- _Task objective_: Write out each line exactly as it stands, please.

--- START OF Stored data ---

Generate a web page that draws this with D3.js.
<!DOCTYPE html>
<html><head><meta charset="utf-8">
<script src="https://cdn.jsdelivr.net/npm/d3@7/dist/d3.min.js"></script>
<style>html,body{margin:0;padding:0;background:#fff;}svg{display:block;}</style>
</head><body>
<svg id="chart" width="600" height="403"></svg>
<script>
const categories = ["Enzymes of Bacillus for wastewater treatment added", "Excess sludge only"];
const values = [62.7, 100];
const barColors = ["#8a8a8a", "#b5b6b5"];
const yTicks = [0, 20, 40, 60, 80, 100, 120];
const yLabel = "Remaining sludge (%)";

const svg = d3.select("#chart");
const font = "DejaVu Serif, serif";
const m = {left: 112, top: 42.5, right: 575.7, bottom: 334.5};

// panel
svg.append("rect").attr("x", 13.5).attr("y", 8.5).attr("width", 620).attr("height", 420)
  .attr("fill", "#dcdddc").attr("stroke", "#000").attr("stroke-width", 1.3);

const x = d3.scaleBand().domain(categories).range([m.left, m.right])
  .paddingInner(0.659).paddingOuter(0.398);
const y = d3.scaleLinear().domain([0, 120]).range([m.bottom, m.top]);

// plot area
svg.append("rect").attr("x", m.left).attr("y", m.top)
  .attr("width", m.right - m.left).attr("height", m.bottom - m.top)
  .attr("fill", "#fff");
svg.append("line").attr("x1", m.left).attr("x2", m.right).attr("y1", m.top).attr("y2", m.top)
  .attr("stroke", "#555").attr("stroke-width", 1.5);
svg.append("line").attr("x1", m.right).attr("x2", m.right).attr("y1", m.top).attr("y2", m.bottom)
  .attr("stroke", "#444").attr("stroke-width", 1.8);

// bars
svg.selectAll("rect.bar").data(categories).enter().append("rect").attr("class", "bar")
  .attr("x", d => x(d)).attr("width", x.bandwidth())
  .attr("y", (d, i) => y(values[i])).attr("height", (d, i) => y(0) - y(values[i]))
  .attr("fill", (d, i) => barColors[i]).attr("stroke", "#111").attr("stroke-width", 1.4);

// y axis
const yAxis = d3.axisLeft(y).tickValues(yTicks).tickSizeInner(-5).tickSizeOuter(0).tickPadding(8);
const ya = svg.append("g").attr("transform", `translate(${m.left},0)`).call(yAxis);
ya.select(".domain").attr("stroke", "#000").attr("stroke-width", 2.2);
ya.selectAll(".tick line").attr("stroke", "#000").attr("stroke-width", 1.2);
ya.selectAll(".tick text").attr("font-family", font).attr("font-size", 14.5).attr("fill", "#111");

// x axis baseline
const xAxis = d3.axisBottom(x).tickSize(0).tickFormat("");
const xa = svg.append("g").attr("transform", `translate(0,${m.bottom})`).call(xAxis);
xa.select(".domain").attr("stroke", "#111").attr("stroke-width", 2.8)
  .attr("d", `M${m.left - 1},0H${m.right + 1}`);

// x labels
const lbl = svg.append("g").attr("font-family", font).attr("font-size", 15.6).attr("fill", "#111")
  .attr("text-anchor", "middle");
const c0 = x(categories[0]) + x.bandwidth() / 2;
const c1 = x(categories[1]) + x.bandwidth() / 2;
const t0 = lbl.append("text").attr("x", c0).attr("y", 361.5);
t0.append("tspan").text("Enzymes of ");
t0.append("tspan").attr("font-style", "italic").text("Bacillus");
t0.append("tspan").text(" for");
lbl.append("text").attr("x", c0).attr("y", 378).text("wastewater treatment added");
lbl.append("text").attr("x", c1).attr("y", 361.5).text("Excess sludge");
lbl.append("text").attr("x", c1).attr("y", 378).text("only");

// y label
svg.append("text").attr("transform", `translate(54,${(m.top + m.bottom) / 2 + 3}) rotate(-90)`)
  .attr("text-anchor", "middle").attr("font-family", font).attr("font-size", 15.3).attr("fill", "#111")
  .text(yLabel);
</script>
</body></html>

--- END OF Stored data ---

- _Result of the exercise_:
Generate a web page that draws this with D3.js.
<!DOCTYPE html>
<html><head><meta charset="utf-8">
<script src="https://cdn.jsdelivr.net/npm/d3@7/dist/d3.min.js"></script>
<style>html,body{margin:0;padding:0;background:#fff;}svg{display:block;}</style>
</head><body>
<svg id="chart" width="600" height="403"></svg>
<script>
const categories = ["Enzymes of Bacillus for wastewater treatment added", "Excess sludge only"];
const values = [62.7, 100];
const barColors = ["#8a8a8a", "#b5b6b5"];
const yTicks = [0, 20, 40, 60, 80, 100, 120];
const yLabel = "Remaining sludge (%)";

const svg = d3.select("#chart");
const font = "DejaVu Serif, serif";
const m = {left: 112, top: 42.5, right: 575.7, bottom: 334.5};

// panel
svg.append("rect").attr("x", 13.5).attr("y", 8.5).attr("width", 620).attr("height", 420)
  .attr("fill", "#dcdddc").attr("stroke", "#000").attr("stroke-width", 1.3);

const x = d3.scaleBand().domain(categories).range([m.left, m.right])
  .paddingInner(0.659).paddingOuter(0.398);
const y = d3.scaleLinear().domain([0, 120]).range([m.bottom, m.top]);

// plot area
svg.append("rect").attr("x", m.left).attr("y", m.top)
  .attr("width", m.right - m.left).attr("height", m.bottom - m.top)
  .attr("fill", "#fff");
svg.append("line").attr("x1", m.left).attr("x2", m.right).attr("y1", m.top).attr("y2", m.top)
  .attr("stroke", "#555").attr("stroke-width", 1.5);
svg.append("line").attr("x1", m.right).attr("x2", m.right).attr("y1", m.top).attr("y2", m.bottom)
  .attr("stroke", "#444").attr("stroke-width", 1.8);

// bars
svg.selectAll("rect.bar").data(categories).enter().append("rect").attr("class", "bar")
  .attr("x", d => x(d)).attr("width", x.bandwidth())
  .attr("y", (d, i) => y(values[i])).attr("height", (d, i) => y(0) - y(values[i]))
  .attr("fill", (d, i) => barColors[i]).attr("stroke", "#111").attr("stroke-width", 1.4);

// y axis
const yAxis = d3.axisLeft(y).tickValues(yTicks).tickSizeInner(-5).tickSizeOuter(0).tickPadding(8);
const ya = svg.append("g").attr("transform", `translate(${m.left},0)`).call(yAxis);
ya.select(".domain").attr("stroke", "#000").attr("stroke-width", 2.2);
ya.selectAll(".tick line").attr("stroke", "#000").attr("stroke-width", 1.2);
ya.selectAll(".tick text").attr("font-family", font).attr("font-size", 14.5).attr("fill", "#111");

// x axis baseline
const xAxis = d3.axisBottom(x).tickSize(0).tickFormat("");
const xa = svg.append("g").attr("transform", `translate(0,${m.bottom})`).call(xAxis);
xa.select(".domain").attr("stroke", "#111").attr("stroke-width", 2.8)
  .attr("d", `M${m.left - 1},0H${m.right + 1}`);

// x labels
const lbl = svg.append("g").attr("font-family", font).attr("font-size", 15.6).attr("fill", "#111")
  .attr("text-anchor", "middle");
const c0 = x(categories[0]) + x.bandwidth() / 2;
const c1 = x(categories[1]) + x.bandwidth() / 2;
const t0 = lbl.append("text").attr("x", c0).attr("y", 361.5);
t0.append("tspan").text("Enzymes of ");
t0.append("tspan").attr("font-style", "italic").text("Bacillus");
t0.append("tspan").text(" for");
lbl.append("text").attr("x", c0).attr("y", 378).text("wastewater treatment added");
lbl.append("text").attr("x", c1).attr("y", 361.5).text("Excess sludge");
lbl.append("text").attr("x", c1).attr("y", 378).text("only");

// y label
svg.append("text").attr("transform", `translate(54,${(m.top + m.bottom) / 2 + 3}) rotate(-90)`)
  .attr("text-anchor", "middle").attr("font-family", font).attr("font-size", 15.3).attr("fill", "#111")
  .text(yLabel);
</script>
</body></html>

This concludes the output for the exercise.